Winter Squash Info

Here is some cooking & storage info, and individual squash descriptions.

A favourite harvest – winter squash take so long to grow and convert all the summer’s sunshine into sweet starch such a nutrient-rich food, it’s amazing to eat them while thinking of planting those little seedlings in early June!

Cooking:  The simplest way to cook squash is to slice it (rings, wedges, or cubes), scoop out the insides, and roast at 425 degrees or steam it for 30-40 minutes.  You can cut them raw, or pre-bake and then slice them.  If roasted, use olive oil and turn/stir a few times (and roast with garlic and onions/leeks!).  If steamed, cook until soft but not mushy…unless you’re blending it up to make soup.  One simple method is to cut the squash in half lengthwise and roast in 1” of water, face-down for about 20 minutes or until soft (425 degrees).  If you like, you can then turn it right side up, drizzle some olive oil and brown the top to finish it off.

Acorn, Kabocha, and Butternut are excellent for any baking (including recipes that call for “pumpkin”) – check out our delicious Butternut Spice Cookie recipe here. Also, squash can be used as an egg substitute in vegan recipes!
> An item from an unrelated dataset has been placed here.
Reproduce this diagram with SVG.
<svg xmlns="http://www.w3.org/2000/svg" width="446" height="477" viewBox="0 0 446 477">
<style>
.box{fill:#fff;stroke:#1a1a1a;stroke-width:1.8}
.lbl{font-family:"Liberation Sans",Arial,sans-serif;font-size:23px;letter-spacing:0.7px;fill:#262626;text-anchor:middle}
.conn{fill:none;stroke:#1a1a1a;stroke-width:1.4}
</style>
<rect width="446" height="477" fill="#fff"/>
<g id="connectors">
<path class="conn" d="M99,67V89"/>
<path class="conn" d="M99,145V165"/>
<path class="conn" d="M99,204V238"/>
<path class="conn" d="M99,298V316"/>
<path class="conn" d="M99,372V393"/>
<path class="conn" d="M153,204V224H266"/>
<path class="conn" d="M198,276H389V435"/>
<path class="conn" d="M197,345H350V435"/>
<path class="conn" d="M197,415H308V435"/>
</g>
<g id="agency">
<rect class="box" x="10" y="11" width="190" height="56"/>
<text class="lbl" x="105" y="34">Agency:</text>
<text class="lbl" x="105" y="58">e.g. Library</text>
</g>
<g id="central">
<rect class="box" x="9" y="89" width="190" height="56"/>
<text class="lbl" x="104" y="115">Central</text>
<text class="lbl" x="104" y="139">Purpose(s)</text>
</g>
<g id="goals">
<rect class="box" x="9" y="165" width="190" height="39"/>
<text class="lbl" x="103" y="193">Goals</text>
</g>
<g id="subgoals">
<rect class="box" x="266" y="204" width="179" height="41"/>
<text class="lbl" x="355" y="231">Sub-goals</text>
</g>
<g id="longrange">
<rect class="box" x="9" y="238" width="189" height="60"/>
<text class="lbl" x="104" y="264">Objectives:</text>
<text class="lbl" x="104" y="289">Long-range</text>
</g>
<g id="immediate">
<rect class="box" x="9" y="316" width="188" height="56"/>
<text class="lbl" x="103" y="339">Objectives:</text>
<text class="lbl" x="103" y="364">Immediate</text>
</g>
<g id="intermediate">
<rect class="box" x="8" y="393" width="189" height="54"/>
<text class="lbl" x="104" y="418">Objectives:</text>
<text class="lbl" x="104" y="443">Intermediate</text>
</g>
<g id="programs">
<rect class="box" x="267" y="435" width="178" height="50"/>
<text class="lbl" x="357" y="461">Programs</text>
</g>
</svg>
Nutrition:  Squash is one of the easiest vegetables to digest and makes a delicious, filling dish.  It is low in calories, a great source of vitamins A and C, beta carotene, iron and riboflavin.  The flesh is sweeter than summer squash, with a nut-like flavor.   The growing period is longer than summer squash, giving it plenty of time to soak up the sweetness of the sun.  

Storage:  Squash can be eaten “fresh” after harvest, or cured for long-term storage.  Our bulk sale squash has been cured.  Once cured, ensure your squash is wiped clean & dry, and store in a cool dry spot out of the sun and with good air circulation (e.g. a garage or a cool room). 

How long do they last?

A long time!  In our damp climate we need to store well and inspect regularly, but here are what we believe to be conservative storage times for our squash.  They do tend to last longer than this – we’ve eaten all varieties well into the Spring!

Acorn: 2-3 months (until mid-end Dec)

Spaghetti: 2-3 months (until mid-end Dec)

Kabocha: 3-4 months (until Dec-Jan)

Butternut: 4 months (until Jan)

Delicata: 4-5 months (until mid-end Feb)…or even longer!


Classic Green & “Carnival”

Acorn squash has deep ridges, orange  flesh, and a sweet flavour (especially if you leave the skin on).  Great for cooking whole or halved, or cut into wedges.  Eat the skin!  Excellent for scooping out the flesh to make pie or mashed squash, either savoury or sweet.


Sweet, nutty tastes similar to pumpkin; amazing in soups, roasts, desserts… This is what is usually in a can of “pumpkin” for pumpkin pie, because it has the most flesh per squash.  Eat the skin!

Kabocha, green (no red this year)

Widely used in Asia, Kabocha has a dry, fluffy, chestnut-like texture and a very sweet, nutty flavour.  It’s used in tempura, stews, and desserts.  Best steamed or roasted with a bit of water to keep it moist.  Eat the skin!


Sweet, rich, creamy & delicious!  Delicata is the easiest to cut (slice into ¼” to ½” thick rings), they cook quickly, and are generally small enough to be used up in a single meal.  Eat the skin! Can also be cut in half lengthwise for a “boat” shape.


Mild, stringy flesh with a light, slightly sweet flavour that makes a great no-carb spaghetti, but really shines as a simple side-dish.  Scoop the “noodles” out of the skin, or eat them right out of the “squash-bowl”. Cook thoroughly (best with olive oil!) so the flesh “caramelizes” and takes on a deep flavour.  Do not eat the skin.